Primary central nervous system lymphoma (PCNSL) is a subtype of NHL that impacts the eyes, brain, spine, and cerebrospinal fluid in the central nervous system. It appears in patients who have severe immune suppression; since the advent of highly active antiretroviral therapy, its incidence has declined in these patients. The majority of PCNSL linked to HIV is Epstein-Barr virus positive. Furthermore, unlike HIV-negative PCNSL, patients typically present with multiple brain lesions and/or changes in mental status or focal neurologic symptoms. Changes in mental state, intracranial pressure symptoms (headache, nausea, vomiting, papilledema), and local compression symptoms (epilepsy, memory loss, unstable gait, visual impairment, slurred speech) are the most common symptoms of PCNSL.

Primary effusion lymphoma is a distinct subtype of aggressive B-cell NHL. It is brought on by HHV8, commonly referred to as KSHV, or Kaposi sarcoma-associated herpesvirus. It is uncommon, making up 0.3% of NHL in the general population and 4% of NHL linked to HIV. Between 60 and 90 percent of cases of primary effusion lymphoma have EBV co-infection, although its pathogenesis is unknown. There are malignant lymphomatous effusions in the pericardium, peritoneal cavity, and pleural space.

Plasmablastic lymphoma (PBL) originates from terminally differentiated, activated B-cells at the post-germinal center that are changing from immunoblasts to plasma cells. About 2% of all AIDS-associated lymphomas are PBL-associated lymphomas. HIV infection is closely associated with this uncommon form of lymphoma, which primarily affects the oral cavity.

With a widespread proliferation of massive neoplastic cells that resemble B-cell immunoblasts but have the immunophenotype of plasma cells, it is incredibly aggressive.
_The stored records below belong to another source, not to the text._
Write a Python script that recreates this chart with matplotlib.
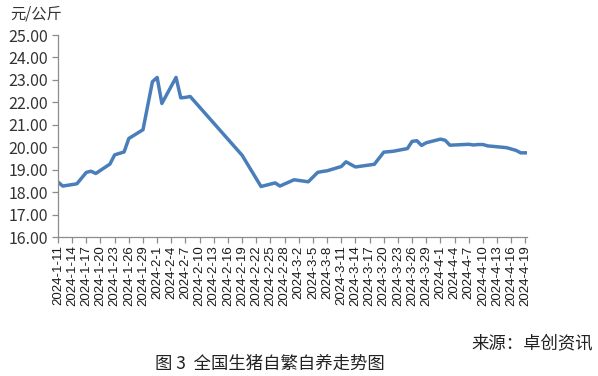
import pandas as pd
import matplotlib
matplotlib.use("Agg")
import matplotlib.pyplot as plt

plt.rcParams['font.family'] = ['Noto Sans CJK SC', 'DejaVu Sans']

# price points (yuan / kg)
dates = [
    "2024-01-11", "2024-01-12", "2024-01-15", "2024-01-17", "2024-01-18",
    "2024-01-19", "2024-01-22", "2024-01-23", "2024-01-25", "2024-01-26",
    "2024-01-29", "2024-01-31", "2024-02-01", "2024-02-02", "2024-02-05",
    "2024-02-06", "2024-02-07", "2024-02-08", "2024-02-19", "2024-02-23",
    "2024-02-26", "2024-02-27", "2024-03-01", "2024-03-04", "2024-03-06",
    "2024-03-07", "2024-03-08", "2024-03-11", "2024-03-12", "2024-03-14",
    "2024-03-18", "2024-03-20", "2024-03-21", "2024-03-22", "2024-03-25",
    "2024-03-26", "2024-03-27", "2024-03-28", "2024-03-29", "2024-04-01",
    "2024-04-02", "2024-04-03", "2024-04-07", "2024-04-08", "2024-04-09",
    "2024-04-10", "2024-04-11", "2024-04-12", "2024-04-15", "2024-04-16",
    "2024-04-17", "2024-04-18", "2024-04-19",
]
prices = [
    18.45, 18.27, 18.37, 18.88, 18.93,
    18.83, 19.25, 19.66, 19.79, 20.39,
    20.78, 22.92, 23.11, 21.95, 23.11,
    22.20, 22.22, 22.26, 19.64, 18.25,
    18.41, 18.27, 18.55, 18.46, 18.88,
    18.92, 18.95, 19.14, 19.35, 19.12,
    19.24, 19.78, 19.80, 19.82, 19.94,
    20.26, 20.29, 20.08, 20.20, 20.36,
    20.31, 20.09, 20.13, 20.10, 20.12,
    20.12, 20.06, 20.04, 19.98, 19.92,
    19.86, 19.75, 19.75,
]

y_ticks = [16, 17, 18, 19, 20, 21, 22, 23, 24, 25]
x_start = pd.Timestamp("2024-01-11")
x_end = pd.Timestamp("2024-04-19")

line_color = "#4a7ebb"
axis_color = "#8c8c8c"

fig = plt.figure(figsize=(5.98, 3.76), dpi=100)
ax = fig.add_axes([58 / 598, 1 - 237 / 376, 469 / 598, 202 / 376])

ax.plot(pd.to_datetime(dates), prices, color=line_color, lw=2.5,
        solid_joinstyle="round")

ax.set_ylim(16, 25)
ax.set_yticks(y_ticks)
ax.set_yticklabels([f"{v:.2f}" for v in y_ticks], fontsize=11.5, color="#333333")

xticks = pd.date_range(x_start, x_end, freq="3D")
ax.set_xlim(x_start, x_end + pd.Timedelta(hours=8))
ax.set_xticks(xticks)
ax.set_xticklabels([f"{d.year}-{d.month}-{d.day}" for d in xticks],
                   rotation=90, fontsize=9.5, family="Liberation Sans",
                   color="#1a1a1a")

for side in ("top", "right"):
    ax.spines[side].set_visible(False)
for side in ("left", "bottom"):
    ax.spines[side].set_color(axis_color)
    ax.spines[side].set_linewidth(0.9)
ax.tick_params(axis="both", color=axis_color, length=4, width=0.9)
ax.tick_params(axis="x", pad=2)
ax.tick_params(axis="y", pad=3)

fig.text(10 / 598, 1 - 14 / 376, "元/公斤", fontsize=11, color="#333333",
         va="center", ha="left")
fig.text(593 / 598, 1 - 343 / 376, "来源：卓创资讯", fontsize=12.5,
         color="#222222", va="center", ha="right")
fig.text(155 / 598, 1 - 364 / 376, "图 3  全国生猪自繁自养走势图", fontsize=12.5,
         color="#222222", va="center", ha="left")

fig.savefig("out.png", dpi=100, facecolor="white")
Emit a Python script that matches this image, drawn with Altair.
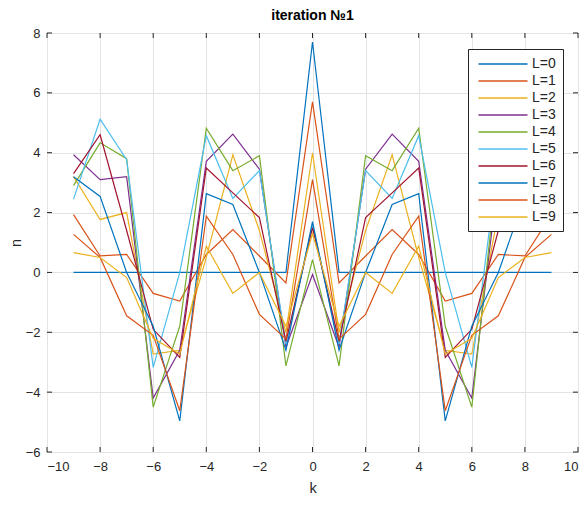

Hodgkin lymphoma (HL) is one of the most common cancers that do not indicate AIDS, and since highly active antiretroviral therapy was introduced, its incidence has increased. It is a germinal center-derived cell that produces Hodgkin Reed–Sternberg (HRS) cells. It is more common in immunocompromised individuals, especially those with HIV. Compared to mild immune compromise, the incidence of HL is lower in states of extreme immunodeficiency. It's possible that there was insufficient immunological contact between non-neoplastic inflammatory cells and HRS cells.

== Mechanism ==
HIV-positive patients have a higher incidence of malignancies for a variety of reasons. These consist of inflammation, cytokine dysregulation, and persistent antigenic stimulation. Moreover, oncogenic viruses are more likely to infect HIV/AIDS patients. Thus, a variety of factors, such as a compromised immune system, genetic changes, viral infection, and persistent B cell activation, contribute to the pathogenesis of HIV/AIDS-associated lymphoma.